Different levels of cognitive effort are applied depending on the
task at hand (Ferreira 2014) and the amount of attention that is
directed towards the source text (ST) and target text (TT) depends
on how the translator understands and processes the task. We hope
this analysis can contribute to the still incipient body of work on
TPR that uses eye-tracking data, a rather complex field, not only
because of the number of participants in this sort of experiment but
also because eye fixations tend to vary among subjects.
2. Background
2.1. Directionality in translation
Despite the taboo against IT practice (Feltrin-Morris 2008), IT
translation is performed on a regular basis by professionals and
novices alike. Globalization in our modern world demands translators
and interpreters (Ordoñez López, 2010), leading to more studies on
translation processing and a better understanding of the intervention of
translation and interpreting services, in both directions of translation.

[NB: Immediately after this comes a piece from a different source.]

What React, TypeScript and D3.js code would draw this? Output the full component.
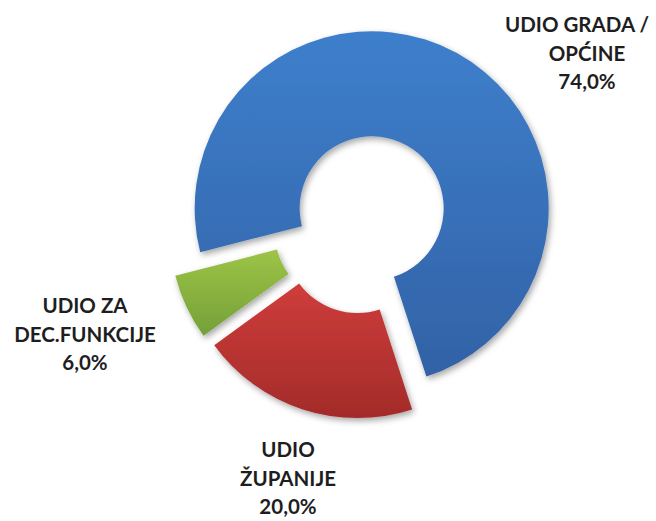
import React from 'react';
import * as d3 from 'd3';

// data
const categories = ['UDIO GRADA / OPĆINE', 'UDIO ŽUPANIJE', 'UDIO ZA DEC.FUNKCIJE'];
const labelLines = [['UDIO GRADA /', 'OPĆINE'], ['UDIO', 'ŽUPANIJE'], ['UDIO ZA', 'DEC.FUNKCIJE']];
const values = [74, 20, 6];
const colorsTop = ['#3e7fcc', '#cf3d3b', '#9dc447'];
const colorsBottom = ['#3262a6', '#a32b2a', '#74a039'];

// layout
const width = 656;
const height = 521;
const cx = 363;
const cy = 224;
const innerR = 72;
const outerR = 177;
const explode = 18;
const startDeg = 255.6;
const labelPos = [
  { x: 587, y: 32, firstDx: -10 },
  { x: 288, y: 457, firstDx: 0 },
  { x: 85, y: 313, firstDx: 0 },
];
const lineH = 28.5;

const fmt = d3.formatLocale({ decimal: ',', thousands: '.', grouping: [3], currency: ['', ''] }).format('.1f');

export default function App() {
  const start = (startDeg * Math.PI) / 180;
  const pie = d3.pie<number>().sort(null).startAngle(start).endAngle(start + 2 * Math.PI);
  const arcs = pie(values);
  const arc = d3.arc<d3.PieArcDatum<number>>().innerRadius(innerR).outerRadius(outerR);
  const total = d3.sum(values);

  return (
    <svg
      width={width}
      height={height}
      style={{ position: 'absolute', left: 0, top: 0, display: 'block', background: '#fff' }}
    >
      <defs>
        {values.map((_, i) => (
          <linearGradient key={i} id={`grad${i}`} x1="0" y1="0" x2="0" y2="1">
            <stop offset="0%" stopColor={colorsTop[i]} />
            <stop offset="100%" stopColor={colorsBottom[i]} />
          </linearGradient>
        ))}
        <filter id="shadow" x="-20%" y="-20%" width="140%" height="140%">
          <feDropShadow dx="2" dy="3" stdDeviation="3" floodColor="#000" floodOpacity="0.35" />
        </filter>
      </defs>
      <g transform={`translate(${cx},${cy})`}>
        {arcs.map((a, i) => {
          const mid = (a.startAngle + a.endAngle) / 2;
          const ox = Math.sin(mid) * explode;
          const oy = -Math.cos(mid) * explode;
          return (
            <path
              key={categories[i]}
              d={arc(a) || ''}
              transform={`translate(${ox},${oy})`}
              fill={`url(#grad${i})`}
              filter="url(#shadow)"
            />
          );
        })}
      </g>
      <g
        fontFamily="Lato, 'Open Sans', sans-serif"
        fontWeight="bold"
        fontSize={20.5}
        fill="#1e1e1e"
        textAnchor="middle"
      >
        {labelLines.map((lines, i) => {
          const p = labelPos[i];
          const all = [...lines, `${fmt((values[i] / total) * 100)}%`];
          return (
            <text key={i}>
              {all.map((t, j) => (
                <tspan key={j} x={p.x + (j === 0 ? p.firstDx : 0)} y={p.y + j * lineH}>
                  {t}
                </tspan>
              ))}
            </text>
          );
        })}
      </g>
    </svg>
  );
}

In this sense, directionality in translation has recently resulted in an
increase in the number of studies that contribute to understanding
the cognitive mechanisms that are involved in the translation process
(e.g., Alves and Gonçalves 2013; Ferreira 2012, 2014; PACTE
2011; Pavlović and Jensen 2009). There remain several gaps in what
we know about the practice of inverse translation (IT) in contrast to
direct translation (DT) and as such, additional studies are necessary
to make further advancements in TPR.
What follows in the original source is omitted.